Begin Entries shown

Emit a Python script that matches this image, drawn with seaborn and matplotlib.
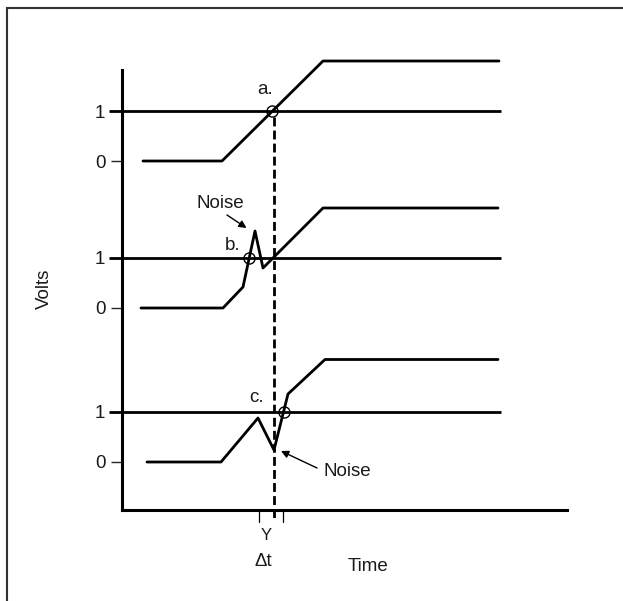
import matplotlib
matplotlib.use("Agg")
import matplotlib.pyplot as plt
import matplotlib.transforms as mtransforms
from matplotlib.patches import Rectangle
import seaborn as sns
import pandas as pd

# --- data (time in arbitrary units, volts per trace) ---
trace_names = ["a.", "b.", "c."]

time_a = [2.1, 10.0, 20.1, 37.7]
volts_a = [0.0, 0.0, 2.0, 2.0]

time_b = [1.9, 10.1, 12.1, 13.3, 14.1, 20.1, 37.6]
volts_b = [0.0, 0.0, 0.42, 1.54, 0.80, 2.0, 2.0]

time_c = [2.5, 9.9, 13.6, 15.2, 16.6, 20.3, 37.6]
volts_c = [0.0, 0.0, 0.88, 0.24, 1.36, 2.05, 2.05]

threshold_volts = 1.0
threshold_span = [-1.3, 37.9]
crossing_times = [15.0, 12.7, 16.2]   # where each trace crosses 1 V
dashed_time = 15.2
dt_bracket = [13.7, 16.1]

tick_volts = [0, 1]
tick_labels = ["0", "1"]

# vertical stacking of the three traces (layout only)
offsets = [6.02, 3.08, 0.0]

sns.set_style("white")
plt.rcParams["font.family"] = ["Liberation Sans", "DejaVu Sans"]

W, H = 623, 601
fig = plt.figure(figsize=(W / 100, H / 100), dpi=100)
ax = fig.add_axes([122 / W, (H - 510) / H, 445 / W, 440 / H])

lw = 2.0
fs = 13.5
txt_color = "#1a1a1a"

traces = [(time_a, volts_a), (time_b, volts_b), (time_c, volts_c)]
for (t, v), off in zip(traces, offsets):
    df = pd.DataFrame({"time": t, "volts": [x + off for x in v]})
    sns.lineplot(data=df, x="time", y="volts", sort=False, estimator=None,
                 color="black", lw=lw, ax=ax, clip_on=False)
    # 1 V threshold line, starting at the tick position
    ax.plot(threshold_span, [off + threshold_volts] * 2, color="black",
            lw=lw, clip_on=False, solid_capstyle="butt")

# crossing circles
for tc, off in zip(crossing_times, offsets):
    ax.plot([tc], [off + threshold_volts], marker="o", ms=8, mfc="none",
            mec="black", mew=1.0, ls="none", zorder=5, clip_on=False)

# dashed vertical reference line
ax.plot([dashed_time, dashed_time], [offsets[0] + 0.88, -1.15], color="black",
        lw=lw, ls=(0, (3.2, 1.5)), clip_on=False)

# Δt bracket ticks under the axis
for tb in dt_bracket:
    ax.plot([tb, tb], [-0.96, -1.2], color="black", lw=0.9, clip_on=False)

# trace labels
label_pos = [(14.3, offsets[0] + 1.42), (11.1, offsets[1] + 1.26), (13.5, offsets[2] + 1.30)]
for name, (lx, ly) in zip(trace_names, label_pos):
    ax.text(lx, ly, name, ha="center", va="center", fontsize=fs, color=txt_color)

# noise annotations: text and arrow drawn separately
arrow_kw = dict(arrowstyle="-|>", color="black", lw=1.0, mutation_scale=11,
                shrinkA=0, shrinkB=0)
ax.text(9.8, offsets[1] + 2.1, "Noise", ha="center", va="center",
        fontsize=fs, color=txt_color)
ax.annotate("", xy=(12.45, offsets[1] + 1.6), xytext=(10.5, offsets[1] + 1.86),
            arrowprops=arrow_kw)
ax.text(22.5, offsets[2] - 0.18, "Noise", ha="center", va="center",
        fontsize=fs, color=txt_color)
ax.annotate("", xy=(15.9, offsets[2] + 0.22), xytext=(19.5, offsets[2] - 0.12),
            arrowprops=arrow_kw)

# axes, ticks
ax.set_xlim(0, 44.5)
ax.set_ylim(-0.96, 7.84)
yt = [off + v for off in offsets for v in tick_volts]
ax.set_yticks(yt)
ax.set_yticklabels(tick_labels * len(offsets))
ax.set_xticks([])
ax.tick_params(axis="y", left=True, length=8, width=1.0, pad=4,
               labelsize=fs, labelcolor=txt_color)
for side in ["top", "right"]:
    ax.spines[side].set_visible(False)
for side in ["left", "bottom"]:
    ax.spines[side].set_linewidth(2.2)
    ax.spines[side].set_color("black")

ax.set_ylabel("Volts", fontsize=fs, color=txt_color)
ax.yaxis.set_label_coords(-0.155, 0.502)
ax.set_xlabel("Time", fontsize=fs, color=txt_color)
ax.xaxis.set_label_coords(0.553, -0.109)

blend = mtransforms.blended_transform_factory(ax.transData, ax.transAxes)
ax.text(14.4, -0.059, "Y", transform=blend, ha="center", va="center",
        fontsize=12, color=txt_color)
ax.text(14.1, -0.116, "Δt", transform=blend, ha="center", va="center",
        fontsize=fs, color=txt_color)

# frame around the figure (left and top edges visible)
fig.patches.append(Rectangle((6.5 / W, -0.1), 1.2, 1.1 - 7.5 / H,
                             transform=fig.transFigure, fill=False,
                             edgecolor="#333333", lw=1.5))

fig.savefig("out.png", dpi=100)
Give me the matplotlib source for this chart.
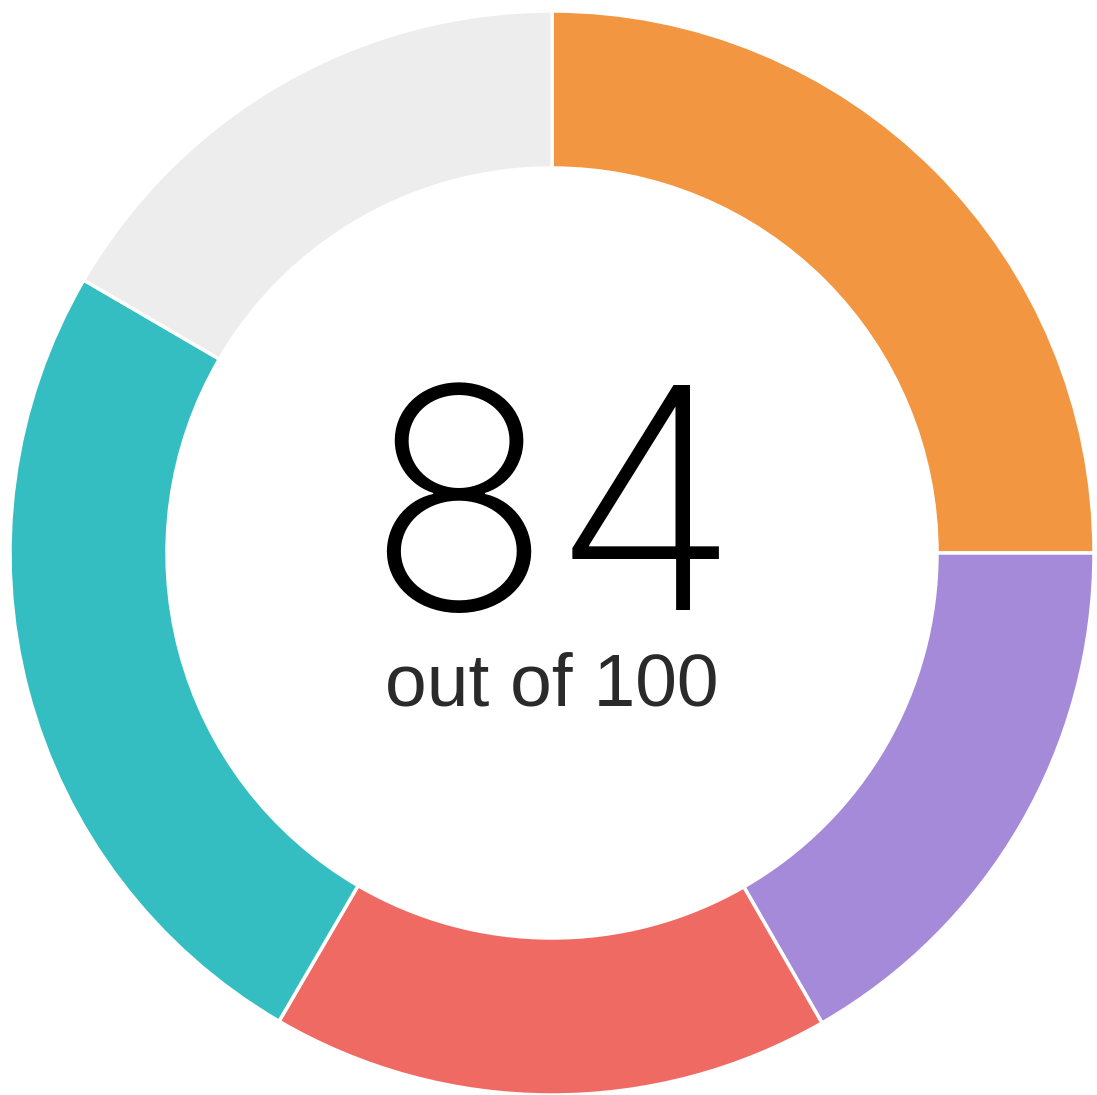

End Entries shown

## [Given instruction]
Each record above should be copied character for character, with pictures dropped.

## [Complete answer]
Emit a Python script that matches this image, drawn with seaborn and matplotlib.
import matplotlib
matplotlib.use("Agg")
import matplotlib.pyplot as plt
import matplotlib.transforms as mtransforms
from matplotlib.patches import Rectangle
import seaborn as sns
import pandas as pd

# --- data (time in arbitrary units, volts per trace) ---
trace_names = ["a.", "b.", "c."]

time_a = [2.1, 10.0, 20.1, 37.7]
volts_a = [0.0, 0.0, 2.0, 2.0]

time_b = [1.9, 10.1, 12.1, 13.3, 14.1, 20.1, 37.6]
volts_b = [0.0, 0.0, 0.42, 1.54, 0.80, 2.0, 2.0]

time_c = [2.5, 9.9, 13.6, 15.2, 16.6, 20.3, 37.6]
volts_c = [0.0, 0.0, 0.88, 0.24, 1.36, 2.05, 2.05]

threshold_volts = 1.0
threshold_span = [-1.3, 37.9]
crossing_times = [15.0, 12.7, 16.2]   # where each trace crosses 1 V
dashed_time = 15.2
dt_bracket = [13.7, 16.1]

tick_volts = [0, 1]
tick_labels = ["0", "1"]

# vertical stacking of the three traces (layout only)
offsets = [6.02, 3.08, 0.0]

sns.set_style("white")
plt.rcParams["font.family"] = ["Liberation Sans", "DejaVu Sans"]

W, H = 623, 601
fig = plt.figure(figsize=(W / 100, H / 100), dpi=100)
ax = fig.add_axes([122 / W, (H - 510) / H, 445 / W, 440 / H])

lw = 2.0
fs = 13.5
txt_color = "#1a1a1a"

traces = [(time_a, volts_a), (time_b, volts_b), (time_c, volts_c)]
for (t, v), off in zip(traces, offsets):
    df = pd.DataFrame({"time": t, "volts": [x + off for x in v]})
    sns.lineplot(data=df, x="time", y="volts", sort=False, estimator=None,
                 color="black", lw=lw, ax=ax, clip_on=False)
    # 1 V threshold line, starting at the tick position
    ax.plot(threshold_span, [off + threshold_volts] * 2, color="black",
            lw=lw, clip_on=False, solid_capstyle="butt")

# crossing circles
for tc, off in zip(crossing_times, offsets):
    ax.plot([tc], [off + threshold_volts], marker="o", ms=8, mfc="none",
            mec="black", mew=1.0, ls="none", zorder=5, clip_on=False)

# dashed vertical reference line
ax.plot([dashed_time, dashed_time], [offsets[0] + 0.88, -1.15], color="black",
        lw=lw, ls=(0, (3.2, 1.5)), clip_on=False)

# Δt bracket ticks under the axis
for tb in dt_bracket:
    ax.plot([tb, tb], [-0.96, -1.2], color="black", lw=0.9, clip_on=False)

# trace labels
label_pos = [(14.3, offsets[0] + 1.42), (11.1, offsets[1] + 1.26), (13.5, offsets[2] + 1.30)]
for name, (lx, ly) in zip(trace_names, label_pos):
    ax.text(lx, ly, name, ha="center", va="center", fontsize=fs, color=txt_color)

# noise annotations: text and arrow drawn separately
arrow_kw = dict(arrowstyle="-|>", color="black", lw=1.0, mutation_scale=11,
                shrinkA=0, shrinkB=0)
ax.text(9.8, offsets[1] + 2.1, "Noise", ha="center", va="center",
        fontsize=fs, color=txt_color)
ax.annotate("", xy=(12.45, offsets[1] + 1.6), xytext=(10.5, offsets[1] + 1.86),
            arrowprops=arrow_kw)
ax.text(22.5, offsets[2] - 0.18, "Noise", ha="center", va="center",
        fontsize=fs, color=txt_color)
ax.annotate("", xy=(15.9, offsets[2] + 0.22), xytext=(19.5, offsets[2] - 0.12),
            arrowprops=arrow_kw)

# axes, ticks
ax.set_xlim(0, 44.5)
ax.set_ylim(-0.96, 7.84)
yt = [off + v for off in offsets for v in tick_volts]
ax.set_yticks(yt)
ax.set_yticklabels(tick_labels * len(offsets))
ax.set_xticks([])
ax.tick_params(axis="y", left=True, length=8, width=1.0, pad=4,
               labelsize=fs, labelcolor=txt_color)
for side in ["top", "right"]:
    ax.spines[side].set_visible(False)
for side in ["left", "bottom"]:
    ax.spines[side].set_linewidth(2.2)
    ax.spines[side].set_color("black")

ax.set_ylabel("Volts", fontsize=fs, color=txt_color)
ax.yaxis.set_label_coords(-0.155, 0.502)
ax.set_xlabel("Time", fontsize=fs, color=txt_color)
ax.xaxis.set_label_coords(0.553, -0.109)

blend = mtransforms.blended_transform_factory(ax.transData, ax.transAxes)
ax.text(14.4, -0.059, "Y", transform=blend, ha="center", va="center",
        fontsize=12, color=txt_color)
ax.text(14.1, -0.116, "Δt", transform=blend, ha="center", va="center",
        fontsize=fs, color=txt_color)

# frame around the figure (left and top edges visible)
fig.patches.append(Rectangle((6.5 / W, -0.1), 1.2, 1.1 - 7.5 / H,
                             transform=fig.transFigure, fill=False,
                             edgecolor="#333333", lw=1.5))

fig.savefig("out.png", dpi=100)
Give me the matplotlib source for this chart.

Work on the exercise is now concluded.